Secondo Mali, oggi la Serbia rappresenterebbe un successo per il sistema di finanziamenti del Fondo monetario internazionale: gli accordi firmati in precedenza avrebbero permesso un risanamento del bilancio, che tra il 2014 e il 2018 ha garantito alti tassi di crescita economica.

Ora però Belgrado si ritrova a dover affrontare un periodo di difficoltà economiche aggravate dall’isolamento internazionale per il rapporto con la Russia. Per il governo serbo, l’accordo con il FMI è una soluzione in grado di dare più sicurezza ai conti pubblici con l’immissione di liquidità e con l’accesso a finanziamenti più favorevoli di quelli attualmente disponibili sul mercato.

Il ministro delle Finanze Mali insiste con l’idea che grazie alle riforme già attuate con i precedenti accordi con il FMI, la Serbia è completamente cambiata: «Abbiamo aiutato i cittadini e l’economia serba, e salvato posti di lavoro. Oggi molti paesi stanno entrando in un periodo di recessione, mentre noi abbiamo avuto un tasso di crescita economica del 4,3% nel primo trimestre e del 3,9% nel secondo trimestre».
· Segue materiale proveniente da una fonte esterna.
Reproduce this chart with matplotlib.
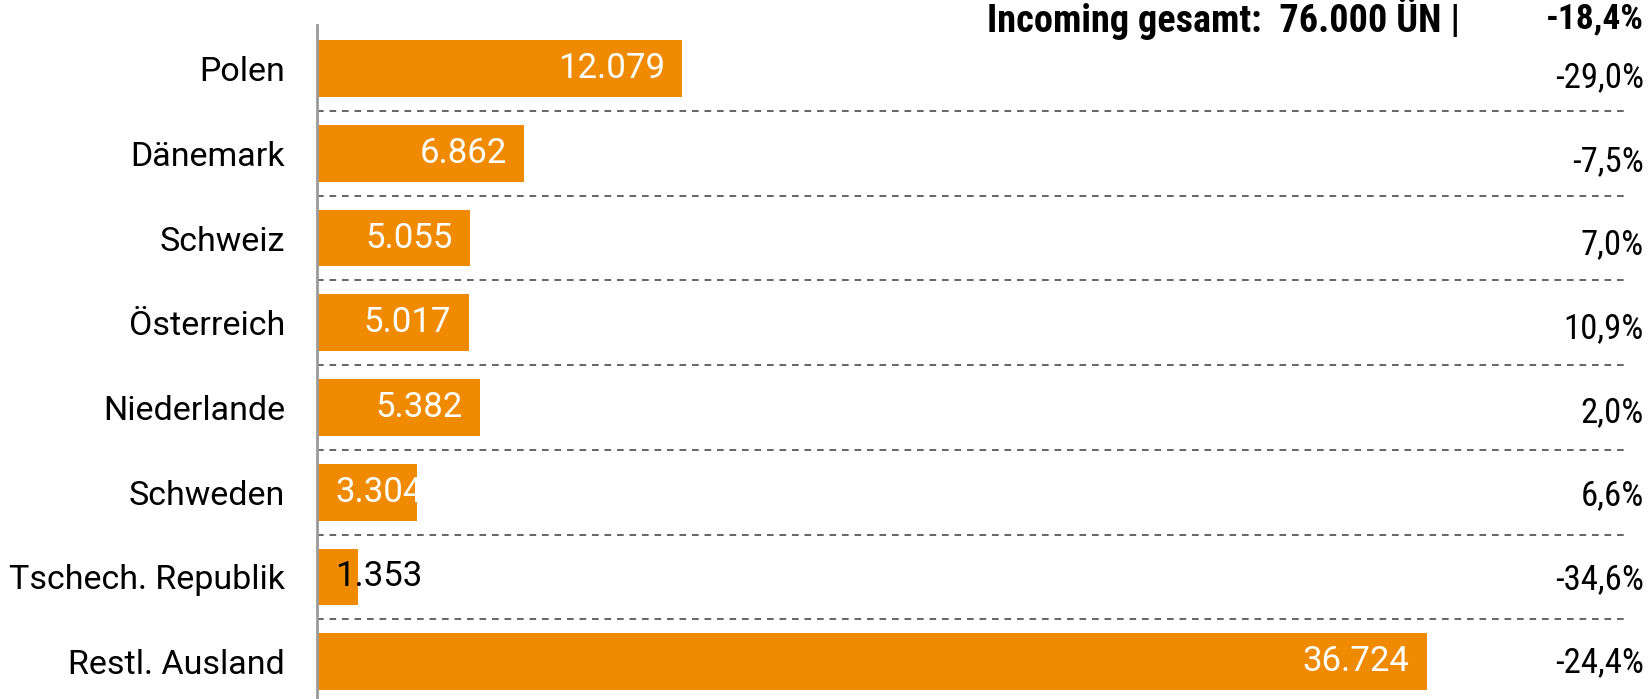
import matplotlib
matplotlib.use("Agg")
import matplotlib.pyplot as plt
import matplotlib.transforms as mtransforms

# data
countries = ["Polen", "Dänemark", "Schweiz", "Österreich", "Niederlande",
             "Schweden", "Tschech. Republik", "Restl. Ausland"]
values = [12079, 6862, 5055, 5017, 5382, 3304, 1353, 36724]
changes = ["-29,0%", "-7,5%", "7,0%", "10,9%", "2,0%", "6,6%", "-34,6%", "-24,4%"]
total_label = "Incoming gesamt:  76.000 ÜN |"
total_change = "-18,4%"

BAR_COLOR = "#F08A00"
FONT = ["Roboto", "DejaVu Sans"]
NARROW = ["Roboto Condensed", "Liberation Sans Narrow", "Roboto", "DejaVu Sans"]

plt.rcParams["font.family"] = FONT

W, H, DPI = 1652, 699, 100
fig = plt.figure(figsize=(W / DPI, H / DPI), dpi=DPI)
ax = fig.add_axes([317 / W, 0, (1625 - 317) / W, (699 - 25) / H])

y = list(range(len(countries)))
ax.barh(y, values, height=0.67, color=BAR_COLOR, zorder=2)
ax.set_xlim(0, 43282)
ax.set_ylim(len(countries) - 0.56, -0.514)

# dashed separators between rows
for i in range(len(countries) - 1):
    ax.axhline(i + 0.5, color="#4a4a4a", linewidth=1.2, linestyle=(0, (4, 3.5)), zorder=1)

for side in ["top", "right", "bottom"]:
    ax.spines[side].set_visible(False)
ax.spines["left"].set_color("#9a9a9a")
ax.spines["left"].set_linewidth(2)
ax.spines["left"].set_zorder(3)
ax.set_xticks([])
ax.set_yticks(y)
ax.set_yticklabels(countries, fontsize=24.5)
ax.tick_params(axis="y", length=0, pad=23)

# value labels inside bars (clamped to the axis for short bars)
renderer = fig.canvas.get_renderer()
px_per_unit = ax.bbox.width / ax.get_xlim()[1]
for yi, v in zip(y, values):
    label = f"{v:,}".replace(",", ".")
    t = ax.text(0, yi, label, fontsize=25)
    tw = t.get_window_extent(renderer).width
    t.remove()
    bar_px = v * px_per_unit
    color = "white" if bar_px > tw else "black"
    if bar_px - 18 >= tw + 19:
        ax.annotate(label, (v, yi), xytext=(-12.5, 0), textcoords="offset points",
                    ha="right", va="center", fontsize=25, color=color, zorder=4)
    else:
        ax.annotate(label, (0, yi), xytext=(13, 0), textcoords="offset points",
                    ha="left", va="center", fontsize=25, color=color, zorder=4)

# percentage change column
trans = mtransforms.blended_transform_factory(fig.transFigure, ax.transData)
for yi, c in zip(y, changes):
    shift = mtransforms.ScaledTranslation(0, -(9.5 - 1.2 * yi) / DPI, fig.dpi_scale_trans)
    fig.text(1644 / W, yi, c, transform=trans + shift, ha="right", va="center",
             fontsize=25, family=NARROW)

fig.text(1460 / W, 1 - 19 / H, total_label, ha="right", va="center",
         fontsize=27.5, fontweight="bold", family=NARROW)
fig.text(1644 / W, 1 - 19 / H, total_change, ha="right", va="center",
         fontsize=25.5, fontweight="bold", family=NARROW)

fig.savefig("out.png", dpi=DPI)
Stando alle dichiarazioni ufficiali fornite ai media serbi, il governo intenderebbe accedere ai finanziamenti del FMI per continuare il percorso di riforme strutturali già messe in atto prima della pandemia. Di fatto, la Serbia ne ha bisogno per far fronte alle incertezze che inevitabilmente dovrà affrontare a causa dell’ambiguità del governo e del Presidente Vučić sui rapporti con l’Unione europea e con la Russia di Putin.